Cautious Investors – Cautious investors are generally averse to potential losses. This aversion may be a consequence of their current financial situation or of various life experiences, but most exhibit a strong need for financial security. Cautious investors usually desire low-volatility investments with little potential for loss of principal. Although these individuals generally do not like making their own decisions, they are not easily persuaded by others and often choose not to seek professional advice. Cautious investors dislike losing even small amounts of money and seldom rush into investments. They often miss opportunities because of over analysis or fear of taking action. Their investment portfolios generally exhibit low turnover and low volatility.
Methodical Investors – This group relies on ‘hard facts.’ Methodical investors may intently follow market analysts or undertake research on trading strategies. Even when their hard work is rewarded, they typically remain on a quest for new and better information. Their reliance on analysis and database histories generally keeps them from developing emotional attachments to investment positions, and their discipline makes them relatively conservative investors.

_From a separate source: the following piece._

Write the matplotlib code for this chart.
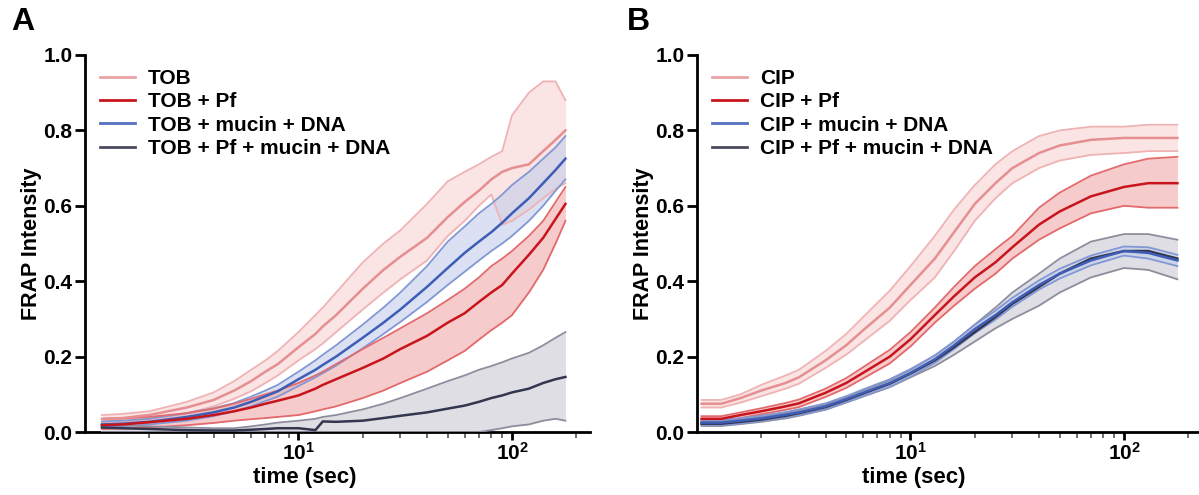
import matplotlib
matplotlib.use("Agg")
import matplotlib.pyplot as plt
import matplotlib.ticker as mticker
from matplotlib.lines import Line2D
import numpy as np

plt.rcParams.update({
    "font.family": ["Liberation Sans", "DejaVu Sans"],
    "font.weight": "bold",
    "axes.labelweight": "bold",
    "mathtext.fontset": "custom",
    "mathtext.rm": "Liberation Sans:bold",
    "mathtext.bf": "Liberation Sans:bold",
    "mathtext.it": "Liberation Sans:bold",
})

# ── panel A (TOB) ─────────────────────────────────────────────────────────────
T_A = [1.2, 1.5, 2, 3, 4, 5, 6, 7, 8, 10, 12, 13, 15, 20, 25, 30, 40, 50, 60,
       70, 80, 90, 100, 120, 140, 160, 178]

tob_mid = [0.035, 0.037, 0.045, 0.065, 0.085, 0.11, 0.135, 0.16, 0.18, 0.225, 0.26, 0.28, 0.31,
           0.38, 0.43, 0.465, 0.515, 0.57, 0.61, 0.64, 0.67, 0.69, 0.70, 0.71, 0.745, 0.775, 0.80]
tob_hi = [0.045, 0.048, 0.055, 0.08, 0.105, 0.135, 0.165, 0.19, 0.215, 0.265, 0.31, 0.33, 0.37,
          0.45, 0.50, 0.535, 0.605, 0.665, 0.69, 0.71, 0.73, 0.745, 0.84, 0.90, 0.93, 0.93, 0.88]
tob_lo = [0.025, 0.027, 0.035, 0.05, 0.068, 0.088, 0.108, 0.13, 0.15, 0.19, 0.22, 0.235, 0.265,
          0.325, 0.37, 0.405, 0.455, 0.52, 0.56, 0.60, 0.63, 0.55, 0.56, 0.59, 0.62, 0.645, 0.66]

tobpf_mid = [0.018, 0.02, 0.026, 0.035, 0.045, 0.055, 0.065, 0.075, 0.083, 0.097, 0.115, 0.125, 0.14,
             0.17, 0.195, 0.22, 0.255, 0.29, 0.315, 0.345, 0.37, 0.39, 0.42, 0.47, 0.515, 0.565, 0.605]
tobpf_hi = [0.035, 0.036, 0.04, 0.05, 0.062, 0.075, 0.088, 0.10, 0.11, 0.13, 0.15, 0.16, 0.18,
            0.22, 0.25, 0.275, 0.315, 0.35, 0.38, 0.41, 0.44, 0.46, 0.48, 0.52, 0.56, 0.61, 0.65]
tobpf_lo = [0.008, 0.009, 0.012, 0.018, 0.024, 0.03, 0.034, 0.037, 0.04, 0.045, 0.055, 0.06, 0.068,
            0.09, 0.11, 0.13, 0.16, 0.19, 0.215, 0.245, 0.27, 0.29, 0.31, 0.37, 0.43, 0.50, 0.56]

tobmd_mid = [0.02, 0.022, 0.027, 0.04, 0.052, 0.065, 0.08, 0.095, 0.108, 0.14, 0.165, 0.178, 0.20,
             0.25, 0.29, 0.325, 0.385, 0.435, 0.475, 0.505, 0.53, 0.555, 0.58, 0.62, 0.66, 0.695, 0.725]
tobmd_hi = [0.028, 0.03, 0.035, 0.05, 0.063, 0.077, 0.094, 0.11, 0.125, 0.16, 0.19, 0.205, 0.23,
            0.285, 0.33, 0.37, 0.44, 0.505, 0.545, 0.58, 0.605, 0.63, 0.655, 0.69, 0.725, 0.755, 0.785]
tobmd_lo = [0.013, 0.015, 0.02, 0.03, 0.042, 0.055, 0.068, 0.082, 0.094, 0.122, 0.145, 0.156, 0.176,
            0.222, 0.26, 0.292, 0.345, 0.39, 0.425, 0.455, 0.48, 0.50, 0.52, 0.56, 0.60, 0.64, 0.67]

tobpfmd_mid = [0.012, 0.01, 0.008, 0.005, 0.004, 0.004, 0.006, 0.008, 0.01, 0.01, 0.005, 0.028, 0.027,
               0.03, 0.037, 0.043, 0.052, 0.062, 0.07, 0.08, 0.09, 0.097, 0.105, 0.115, 0.13, 0.14, 0.146]
tobpfmd_hi = [0.02, 0.018, 0.015, 0.012, 0.01, 0.01, 0.015, 0.02, 0.025, 0.03, 0.035, 0.04, 0.045,
              0.06, 0.075, 0.09, 0.115, 0.135, 0.15, 0.165, 0.175, 0.185, 0.195, 0.21, 0.23, 0.25, 0.265]
tobpfmd_lo = [0.0, 0.0, 0.0, 0.0, 0.0, 0.0, 0.0, 0.0, 0.0, 0.0, 0.0, 0.0, 0.0,
              0.0, 0.0, 0.0, 0.0, 0.0, 0.0, 0.0, 0.005, 0.01, 0.015, 0.02, 0.03, 0.035, 0.03]

# ── panel B (CIP) ─────────────────────────────────────────────────────────────
T_B = [1.05, 1.3, 1.6, 2, 2.6, 3, 4, 5, 6, 8, 10, 13, 16, 20, 25, 30, 40, 50, 70, 100, 130, 178]

cip_mid = [0.075, 0.075, 0.09, 0.11, 0.13, 0.145, 0.19, 0.23, 0.27, 0.33, 0.39, 0.46, 0.53,
           0.605, 0.66, 0.70, 0.74, 0.76, 0.775, 0.78, 0.78, 0.78]
cip_hi = [0.085, 0.085, 0.10, 0.125, 0.15, 0.165, 0.215, 0.26, 0.305, 0.375, 0.44, 0.52, 0.59,
          0.655, 0.71, 0.745, 0.785, 0.80, 0.81, 0.81, 0.815, 0.815]
cip_lo = [0.065, 0.065, 0.078, 0.095, 0.115, 0.128, 0.17, 0.205, 0.24, 0.295, 0.35, 0.41, 0.48,
          0.56, 0.62, 0.66, 0.70, 0.72, 0.735, 0.74, 0.745, 0.745]

cippf_mid = [0.035, 0.035, 0.045, 0.055, 0.068, 0.076, 0.104, 0.13, 0.157, 0.20, 0.246, 0.31, 0.36,
             0.41, 0.45, 0.49, 0.55, 0.585, 0.625, 0.65, 0.66, 0.66]
cippf_hi = [0.042, 0.042, 0.052, 0.063, 0.077, 0.086, 0.115, 0.143, 0.172, 0.218, 0.265, 0.33, 0.385,
            0.44, 0.485, 0.52, 0.595, 0.635, 0.68, 0.71, 0.725, 0.73]
cippf_lo = [0.028, 0.028, 0.037, 0.047, 0.059, 0.066, 0.093, 0.117, 0.142, 0.182, 0.227, 0.29, 0.335,
            0.38, 0.42, 0.46, 0.51, 0.54, 0.58, 0.60, 0.595, 0.595]

cipmd_mid = [0.025, 0.025, 0.03, 0.036, 0.046, 0.052, 0.068, 0.087, 0.104, 0.13, 0.157, 0.193, 0.23,
             0.273, 0.31, 0.344, 0.39, 0.42, 0.455, 0.48, 0.475, 0.455]
cipmd_hi = [0.032, 0.032, 0.037, 0.043, 0.053, 0.06, 0.076, 0.095, 0.113, 0.14, 0.167, 0.203, 0.24,
            0.284, 0.322, 0.356, 0.402, 0.433, 0.468, 0.492, 0.49, 0.47]
cipmd_lo = [0.018, 0.018, 0.023, 0.029, 0.039, 0.045, 0.06, 0.079, 0.095, 0.12, 0.147, 0.183, 0.22,
            0.262, 0.298, 0.332, 0.378, 0.407, 0.442, 0.468, 0.46, 0.44]

cippfmd_mid = [0.022, 0.022, 0.027, 0.033, 0.043, 0.05, 0.066, 0.085, 0.102, 0.128, 0.155, 0.19, 0.225,
               0.265, 0.305, 0.34, 0.385, 0.42, 0.46, 0.48, 0.48, 0.46]
cippfmd_hi = [0.028, 0.028, 0.033, 0.04, 0.05, 0.057, 0.073, 0.092, 0.11, 0.137, 0.165, 0.203, 0.24,
              0.285, 0.33, 0.37, 0.42, 0.46, 0.505, 0.525, 0.525, 0.51]
cippfmd_lo = [0.016, 0.016, 0.021, 0.027, 0.036, 0.043, 0.059, 0.078, 0.094, 0.119, 0.145, 0.175, 0.205,
              0.24, 0.275, 0.30, 0.335, 0.37, 0.41, 0.435, 0.43, 0.405]

LABELS_A = ["TOB", "TOB + Pf", "TOB + mucin + DNA", "TOB + Pf + mucin + DNA"]
LABELS_B = ["CIP", "CIP + Pf", "CIP + mucin + DNA", "CIP + Pf + mucin + DNA"]

# ── styles ────────────────────────────────────────────────────────────────────
STYLES = {
    "light": dict(line="#E58F92", edge="#EFB3B4", fill="#F7D3D3", legend="#EBA4A6"),
    "red":   dict(line="#C8141C", edge="#E26A6C", fill="#F0A9A9", legend="#C8141C"),
    "blue":  dict(line="#3E5DB6", edge="#8298D4", fill="#C3CEEC", legend="#5571C2"),
    "dark":  dict(line="#34354E", edge="#8D8E9D", fill="#C8C9D2", legend="#4A4B5F"),
}
ORDER = ["light", "red", "blue", "dark"]


def draw_band(ax, t, lo, mid, hi, key):
    s = STYLES[key]
    ax.fill_between(t, lo, hi, color=s["fill"], alpha=0.6, lw=0, zorder=2)
    ax.plot(t, hi, color=s["edge"], lw=1.3, zorder=3)
    ax.plot(t, lo, color=s["edge"], lw=1.3, zorder=3)
    ax.plot(t, mid, color=s["line"], lw=1.8, zorder=4)


def style_axes(ax, labels, xlab_x):
    ax.set_xscale("log")
    ax.set_xlim(1, 232)
    ax.set_ylim(0, 1.0)
    for side in ("top", "right"):
        ax.spines[side].set_visible(False)
    for side in ("left", "bottom"):
        ax.spines[side].set_linewidth(2)
    ax.xaxis.set_major_locator(mticker.FixedLocator([10, 100]))
    ax.xaxis.set_major_formatter(mticker.FixedFormatter([r"$10^{1}$", r"$10^{2}$"]))
    ax.xaxis.set_minor_locator(mticker.LogLocator(base=10, subs=np.arange(2, 10)))
    ax.xaxis.set_minor_formatter(mticker.NullFormatter())
    ax.set_yticks(np.arange(0, 1.01, 0.2))
    ax.yaxis.set_major_formatter(mticker.FormatStrFormatter("%.1f"))
    ax.tick_params(axis="y", which="major", length=7, width=2, labelsize=15, pad=2)
    ax.tick_params(axis="x", which="major", length=6, width=2, labelsize=15, pad=1)
    ax.tick_params(axis="x", which="minor", length=4, width=1.2, color="#555555")
    ax.set_ylabel("FRAP Intensity", fontsize=15.5)
    ax.yaxis.set_label_coords(-0.085, 0.5)
    ax.set_xlabel("time (sec)", fontsize=16)
    ax.xaxis.set_label_coords(xlab_x, -0.092)

    handles = [Line2D([], [], color=STYLES[k]["legend"], lw=2) for k in ORDER]
    ax.legend(handles, labels, loc="upper left", bbox_to_anchor=(0.03, 0.962),
              frameon=False, fontsize=15, handlelength=1.68, handletextpad=0.62,
              labelspacing=0.2, borderpad=0, borderaxespad=0)


fig = plt.figure(figsize=(11.99, 4.95), dpi=100)
W, H = 1199, 495
axA = fig.add_axes([85 / W, 1 - 432 / H, 505 / W, 377 / H])
axB = fig.add_axes([697 / W, 1 - 432 / H, 505 / W, 377 / H])

draw_band(axA, T_A, tob_lo, tob_mid, tob_hi, "light")
draw_band(axA, T_A, tobmd_lo, tobmd_mid, tobmd_hi, "blue")
draw_band(axA, T_A, tobpf_lo, tobpf_mid, tobpf_hi, "red")
draw_band(axA, T_A, tobpfmd_lo, tobpfmd_mid, tobpfmd_hi, "dark")
style_axes(axA, LABELS_A, 0.435)

draw_band(axB, T_B, cip_lo, cip_mid, cip_hi, "light")
draw_band(axB, T_B, cippf_lo, cippf_mid, cippf_hi, "red")
draw_band(axB, T_B, cippfmd_lo, cippfmd_mid, cippfmd_hi, "dark")
draw_band(axB, T_B, cipmd_lo, cipmd_mid, cipmd_hi, "blue")
style_axes(axB, LABELS_B, 0.43)

fig.text(11 / W, 1 - 22 / H, "A", fontsize=23, fontweight="bold", va="center", ha="left")
fig.text(627 / W, 1 - 22 / H, "B", fontsize=23, fontweight="bold", va="center", ha="left")

fig.savefig("out.png", dpi=100)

Spontaneous Investors – Spontaneous investors are constantly readjusting their portfolio allocations and holdings. With every new development in the marketplace, they fear a negative consequence. Although spontaneous investors generally acknowledge that they are not investment experts, they doubt all investment advice and external management decisions. They are over-managers; their portfolio turnover ratios are the higher of any personality type. Although some investors in this group are successful, most experience below-average returns. Their investment profits are often offset by the commission and trading charges generated by second guessing and frequent adjustment of portfolio positions. Spontaneous investors are quick to make decisions on investment trades and generally are more concerned with missing an investment trend than with their portfolio’s level of risk.
Individual Investors – This group has a self-assured approach to investing. Individualists gain information from a variety of sources and are not averse to devoting the time needed to reconcile conflicting data from their trusted sources. They are also not afraid to exhibit investment independence in taking a course of action. Individualist investors place a great deal of faith in hard work and insight and have confidence that their long term investment objectives will be achieved.